You could also read the unusually vocal support as a sign the Heart fans want to make sure their voice is heard. As much as they want success, they don’t want to do it all on City’s terms. They especially don’t want to do it in sky blue, and just to make sure that message wasn't lost, they unfurled an "Our club, our colours" banner before the match.
"It’s important to hold on to a few things that are part of the identity of the club as you progress forward,” says Cameron Osterlund, president of the Red and White Unite supporters’ group, “and the colours are a big part of Melbourne Heart's identity.
“A new name is one thing ... but I know the colours are something 95%, or probably 99%, of the supporters would not to see changed.”
A Manchester City supporters’ group in Melbourne has said it could not stomach a team in red. But for Osterland, this should be no Brady Bunch-style merger. There is only so much of the club's identity Heart fans are prepared to sacrifice for success.
However, the new owners can really do whatever the FFA will permit them to. Unlike AFL clubs, whose members vote in their boards, A-League fans are at the whim of whichever board their club’s owners put together (as evidenced by some of the tension between Victory and its supporters this season). There has been no contact between Heart’s supporters and City’s management yet, and while it’s hard to see the new chairman Ferran Soriano being as approachable as his local predecessor Peter Sidwell was, Osterlund is not worried about being ignored.
“A group like Manchester City, they are a very intelligent group of people and they are not going to throw offside the 7,000 members we have. If they wanted to do that, they could have just made their own team. They wanted part of us. They didn't just want to create their own circus in the A-League.”
The pitfalls of changing a club’s identity are something Red Bull has found out the hard way. Its rebranded clubs in Europe and New York have all enjoyed unprecedented success, yet they have also inspired bad blood, including stadium protests and match boycotts. The clubs have picked up many new fans, though the depth of their passion is yet to be tested by any period of sustained failure.
One Heart supporter, Aaron Kovac, says he has already fallen out of love with the club. He's happy to see the A-League taken seriously enough for someone to drop $12m or so on a team, but for him, the club is now just some squillionaire's plaything. "They're not a team a town can truly call their own," he says.

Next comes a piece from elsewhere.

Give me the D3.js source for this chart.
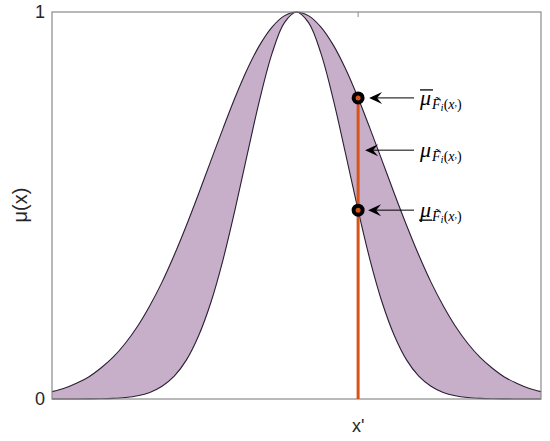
<!DOCTYPE html>
<html><head><meta charset="utf-8">
<script src="https://cdn.jsdelivr.net/npm/d3@7"></script>
<style>body{margin:0;background:#fff}
.sans{font-family:'Liberation Sans','Arimo',Arial,sans-serif}
.serif{font-family:'Liberation Serif','DejaVu Serif',serif}
</style>
</head><body>
<svg id="c" width="550" height="441"></svg>
<script>
const xs = [0,0.25,0.5,0.75,1,1.25,1.5,1.75,2,2.25,2.5,2.75,3,3.25,3.5,3.75,4,4.25,4.5,4.75,5,
            5.25,5.5,5.75,6,6.25,6.5,6.75,7,7.25,7.5,7.75,8,8.25,8.5,8.75,9,9.25,9.5,9.75,10];
const upperMF = [0.019,0.028,0.041,0.057,0.080,0.108,0.144,0.188,0.241,0.302,0.372,0.449,0.531,0.616,0.700,0.781,0.854,0.915,0.961,0.990,1,
                 0.990,0.961,0.915,0.854,0.781,0.700,0.616,0.531,0.449,0.372,0.302,0.241,0.188,0.144,0.108,0.080,0.057,0.041,0.028,0.019];
const lowerMF = [0,0,0.0001,0.0003,0.0007,0.0017,0.0039,0.0084,0.017,0.033,0.059,0.101,0.164,0.250,0.361,0.493,0.636,0.775,0.893,0.972,1,
                 0.972,0.893,0.775,0.636,0.493,0.361,0.250,0.164,0.101,0.059,0.033,0.017,0.0084,0.0039,0.0017,0.0007,0.0003,0.0001,0,0];
const xPrime = 6.26;
const markerVals = [0.778, 0.488];
const yTicks = [0, 1];
const xTickLabel = "x'";

const svg = d3.select("#c");
const x = d3.scaleLinear().domain([0,10]).range([52,541]);
const y = d3.scaleLinear().domain([0,1]).range([399,12]);
const pts = xs.map((v,i)=>({x:v,u:upperMF[i],l:lowerMF[i]}));

svg.append("path").datum(pts)
  .attr("d", d3.area().x(d=>x(d.x)).y0(d=>y(d.l)).y1(d=>y(d.u)).curve(d3.curveCatmullRom))
  .attr("fill","#c7afca").attr("stroke","none");
const lineU = d3.line().x(d=>x(d.x)).y(d=>y(d.u)).curve(d3.curveCatmullRom);
const lineL = d3.line().x(d=>x(d.x)).y(d=>y(d.l)).curve(d3.curveCatmullRom);
svg.append("path").datum(pts).attr("d",lineU).attr("fill","none").attr("stroke","#2b1f33").attr("stroke-width",1.1);
svg.append("path").datum(pts).attr("d",lineL).attr("fill","none").attr("stroke","#2b1f33").attr("stroke-width",1.1);

// axes box
svg.append("rect").attr("x",x(0)).attr("y",y(1)).attr("width",x(10)-x(0)).attr("height",y(0)-y(1))
  .attr("fill","none").attr("stroke","#8a8a8a").attr("stroke-width",1.2);
svg.append("line").attr("x1",x(xPrime)).attr("x2",x(xPrime)).attr("y1",y(1)).attr("y2",y(1)+5).attr("stroke","#8a8a8a");

// y tick labels
svg.selectAll(".yt").data(yTicks).enter().append("text").attr("class","sans")
  .attr("x",x(0)-7).attr("y",d=>y(d)).attr("dy","0.36em").attr("text-anchor","end")
  .attr("font-size",18).attr("fill","#262626")
  .text(d=>d);
svg.append("text").attr("class","sans").attr("x",x(xPrime)).attr("y",432).attr("text-anchor","middle")
  .attr("font-size",18).attr("fill","#262626").text(xTickLabel);
svg.append("text").attr("class","sans").attr("transform","translate(27,205) rotate(-90)").attr("text-anchor","middle")
  .attr("font-size",20).attr("fill","#262626").text("μ(x)");

// vertical line at x'
svg.append("line").attr("x1",x(xPrime)).attr("x2",x(xPrime)).attr("y1",y(0)).attr("y2",y(markerVals[0]))
  .attr("stroke","#d95319").attr("stroke-width",3);
svg.selectAll(".mk").data(markerVals).enter().append("circle")
  .attr("cx",x(xPrime)).attr("cy",d=>y(d)).attr("r",4.5)
  .attr("fill","#d95319").attr("stroke","#000").attr("stroke-width",4);

// annotations
const ann = [
  {yv: markerVals[0], x2: x(xPrime)+11, kind:"over"},
  {yv: (markerVals[0]+markerVals[1])/2 + 0.01, x2: x(xPrime)+7, kind:"plain"},
  {yv: markerVals[1], x2: x(xPrime)+10, kind:"under"}
];
ann.forEach(a=>{
  const yy = y(a.yv);
  const x1 = 414;
  svg.append("line").attr("x1",x1).attr("x2",a.x2+6).attr("y1",yy).attr("y2",yy).attr("stroke","#000").attr("stroke-width",1);
  const tip = a.x2;
  svg.append("path").attr("d",`M${tip},${yy} L${tip+13},${yy-6} L${tip+8},${yy} L${tip+13},${yy+6} Z`).attr("fill","#000");
  const g = svg.append("text").attr("class","serif").attr("x",420).attr("y",yy+7).attr("fill","#000");
  g.append("tspan").attr("font-style","italic").attr("font-size",22).text("μ");
  g.append("tspan").attr("font-size",14).attr("dy",4).attr("dx",1)
    .html('<tspan font-style="italic">F̃</tspan><tspan font-style="italic" font-size="11" dy="2">i</tspan><tspan dy="-2">(</tspan><tspan font-style="italic">x</tspan><tspan font-size="10" dy="-3">,</tspan><tspan dy="3">)</tspan>');
  if (a.kind==="over") svg.append("line").attr("x1",420).attr("x2",433).attr("y1",yy-8).attr("y2",yy-8).attr("stroke","#000").attr("stroke-width",1.3);
  if (a.kind==="under") svg.append("line").attr("x1",419).attr("x2",432).attr("y1",yy+10).attr("y2",yy+10).attr("stroke","#000").attr("stroke-width",1.3);
});
</script>
</body></html>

To put it another way, Kovac believes they no longer have the fans’ best interests at heart. Though maybe that has been the case for a while. The club held on to John Aloisi long enough for them to get in to the record books for the league’s equal longest winless streak.

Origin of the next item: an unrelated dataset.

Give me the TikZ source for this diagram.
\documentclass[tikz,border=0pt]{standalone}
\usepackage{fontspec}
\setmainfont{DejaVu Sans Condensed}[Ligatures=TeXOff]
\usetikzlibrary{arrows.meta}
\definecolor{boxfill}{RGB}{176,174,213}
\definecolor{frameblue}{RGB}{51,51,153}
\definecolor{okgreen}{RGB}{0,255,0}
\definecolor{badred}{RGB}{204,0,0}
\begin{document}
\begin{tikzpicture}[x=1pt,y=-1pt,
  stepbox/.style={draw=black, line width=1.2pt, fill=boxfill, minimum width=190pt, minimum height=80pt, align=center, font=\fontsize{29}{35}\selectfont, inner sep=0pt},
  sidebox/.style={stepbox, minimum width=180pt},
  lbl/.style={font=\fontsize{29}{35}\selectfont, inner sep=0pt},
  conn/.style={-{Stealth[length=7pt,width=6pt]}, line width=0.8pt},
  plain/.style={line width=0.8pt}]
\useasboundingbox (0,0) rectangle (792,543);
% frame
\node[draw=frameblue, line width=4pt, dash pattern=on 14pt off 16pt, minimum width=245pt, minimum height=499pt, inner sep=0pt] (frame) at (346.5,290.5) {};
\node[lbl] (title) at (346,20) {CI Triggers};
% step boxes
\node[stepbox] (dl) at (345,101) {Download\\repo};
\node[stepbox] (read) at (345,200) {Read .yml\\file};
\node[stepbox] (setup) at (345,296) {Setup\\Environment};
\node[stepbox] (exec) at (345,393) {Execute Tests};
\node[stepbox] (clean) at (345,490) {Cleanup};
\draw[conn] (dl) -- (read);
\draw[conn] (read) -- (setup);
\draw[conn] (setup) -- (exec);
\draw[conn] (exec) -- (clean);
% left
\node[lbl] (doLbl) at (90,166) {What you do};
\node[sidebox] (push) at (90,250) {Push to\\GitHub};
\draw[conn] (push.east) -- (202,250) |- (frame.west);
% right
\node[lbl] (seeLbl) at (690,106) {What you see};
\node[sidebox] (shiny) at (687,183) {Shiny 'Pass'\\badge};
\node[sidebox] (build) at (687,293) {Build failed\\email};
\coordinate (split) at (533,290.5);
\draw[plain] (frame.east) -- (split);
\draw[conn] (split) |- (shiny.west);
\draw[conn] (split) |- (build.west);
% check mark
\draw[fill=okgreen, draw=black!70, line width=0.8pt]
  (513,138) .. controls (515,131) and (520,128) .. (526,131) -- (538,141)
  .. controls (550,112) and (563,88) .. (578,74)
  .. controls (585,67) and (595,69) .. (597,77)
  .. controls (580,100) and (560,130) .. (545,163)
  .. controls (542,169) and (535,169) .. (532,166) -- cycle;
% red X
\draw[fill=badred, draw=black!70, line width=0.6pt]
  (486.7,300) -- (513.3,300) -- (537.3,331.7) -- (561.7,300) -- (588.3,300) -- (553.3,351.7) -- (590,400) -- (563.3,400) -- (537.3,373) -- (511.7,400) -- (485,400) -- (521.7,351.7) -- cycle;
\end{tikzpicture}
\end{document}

For all his faults, though, the inexperienced Aloisi must have saved the club a mint on coaching wages, and one of Heart’s selling points to City was its surprising financial health – the team that can barely score a goal and struggles to pull a crowd is one of the most profitable clubs in the competition.
It's not some AFL sympathiser's pipe dream to think supporters could have a strong voice at the club. There are few better advertisements for this model than the Champions League, strange as that may sound. At Barcelona and Bayern, the two dominant teams of recent years, supporters are more than just spectators, voting in presidents and exercising considerable influence over how the clubs are run. Both clubs are in the top five of Forbes’ most valuable clubs list.
Last year’s Champions League runners-up, Dortmund, also fit that mould, as do most clubs in the Bundesliga. That model is unlikely to become part of the A-League's plans in the immediate future, but nor is there any reason it should slavishly follow the Premier League in treating clubs as businesses with customers, rather than clubs with members.
City's attitude towards Heart fans will bring that tension into even sharper focus.